Mártir no se nace. Es una gracia que el Señor concede, y que concierne en cierto modo a todos los bautizados. Hoy, la sangre de un gran número de cristianos mártires sigue siendo derramada en el campo del mundo, con la esperanza cierta que fructificará en una cosecha abundante de santidad, de justicia, reconciliación y amor de Dios.

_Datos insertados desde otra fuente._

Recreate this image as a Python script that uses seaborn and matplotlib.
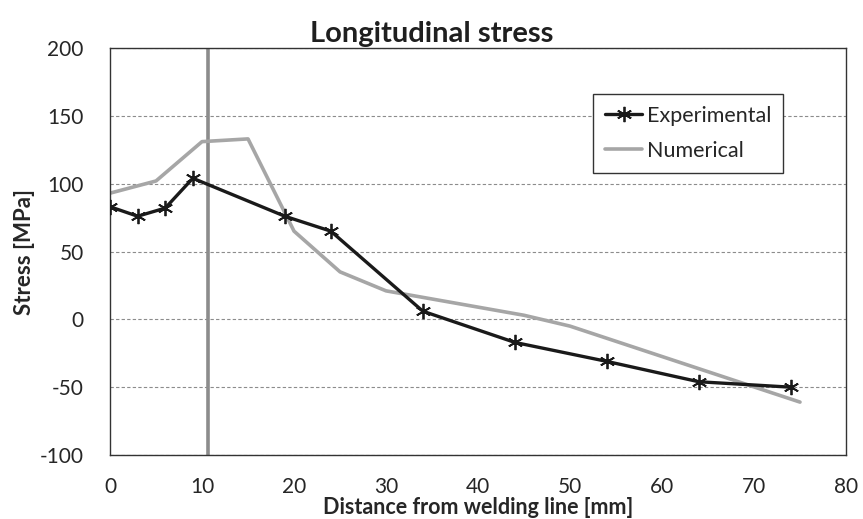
import pandas as pd
import seaborn as sns
import matplotlib.pyplot as plt

# datos
exp_x = [0, 3, 6, 9, 19, 24, 34, 44, 54, 64, 74]
exp_y = [83, 76, 82, 104, 76, 65, 6, -17, -31, -46, -50]

num_x = [0, 5, 10, 15, 20, 25, 30, 35, 40, 45, 50, 75]
num_y = [93, 102, 131, 133, 65, 35, 21, 15, 9, 3, -5, -61]

weld_x = 10.6

df_exp = pd.DataFrame({'x': exp_x, 'y': exp_y})
df_num = pd.DataFrame({'x': num_x, 'y': num_y})

sns.set_style("white")
plt.rcParams['font.family'] = ['Lato', 'DejaVu Sans']
plt.rcParams['axes.unicode_minus'] = False

fig = plt.figure(figsize=(8.63, 5.19), dpi=100)
ax = fig.add_axes([0.1275, 0.1233, 0.8528, 0.7842])

ax.axvline(weld_x, color='#8c8c8c', lw=2.6, zorder=1)
sns.lineplot(data=df_exp, x='x', y='y', ax=ax, color='#1a1a1a', lw=2.4,
             marker=(6, 2, 0), markersize=11, markeredgewidth=1.3,
             markeredgecolor='#1a1a1a', label='Experimental', zorder=3)
sns.lineplot(data=df_num, x='x', y='y', ax=ax, color='#a6a6a6', lw=2.6,
             label='Numerical', zorder=2)

ax.set_xlim(0, 80)
ax.set_ylim(-100, 200)
ax.set_xticks(range(0, 81, 10))
ax.set_yticks(range(-100, 201, 50))
ax.grid(True, axis='y', color='#8c8c8c', ls=(0, (3, 2)), lw=0.8)
ax.tick_params(direction='in', length=6, width=1, color='#333333',
               labelsize=15, labelcolor='#262626')
ax.tick_params(axis='x', pad=16)
ax.tick_params(axis='y', pad=19)
for s in ax.spines.values():
    s.set_color('#333333')
    s.set_linewidth(1)

ax.set_title('Longitudinal stress', fontsize=21, fontweight='bold',
             color='#1f1f1f', x=0.4375, pad=4)
ax.set_xlabel('Distance from welding line [mm]', fontsize=15.5,
              fontweight='bold', color='#262626')
ax.set_ylabel('Stress [MPa]', fontsize=16, fontweight='bold',
              color='#262626')
ax.xaxis.set_label_coords(0.5, -0.104)
ax.yaxis.set_label_coords(-0.102, 0.5)

leg = ax.legend(loc='upper left', bbox_to_anchor=(0.656, 0.887),
                fontsize=15.5, frameon=True, fancybox=False, handlelength=1.75,
                borderpad=0.55, labelspacing=0.7, handletextpad=0.2,
                borderaxespad=0)
leg.get_frame().set_edgecolor('#333333')
leg.get_frame().set_linewidth(1)
leg.get_frame().set_alpha(1)

plt.savefig('out.png', dpi=100)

El Arzobispo Romero recordaba: «Debemos estar dispuestos a morir por nuestra fe, incluso si el Señor no nos concede este honor… Dar la vida no significa sólo ser asesinados; dar la vida, tener el espíritu de martirio, es entregarla en el deber, en el silencio, en la oración, en el cumplimiento honesto del deber; en ese silencio de la vida cotidiana; dar la vida poco a poco».
El mártir, en efecto, no es alguien que quedó relegado en el pasado, una bonita imagen que engalana nuestros templos y que recordamos con cierta nostalgia. No, el mártir es un hermano, una hermana, que continúa acompañándonos en el misterio de la comunión de los santos, y que, unido a Cristo, no se desentiende de nuestro peregrinar terreno, de nuestros sufrimientos, de nuestras angustias (cf. Deivis Rueda)
Agradecemos a Dios, el don de la vida de Monseñor Oscar Romero a la Iglesia.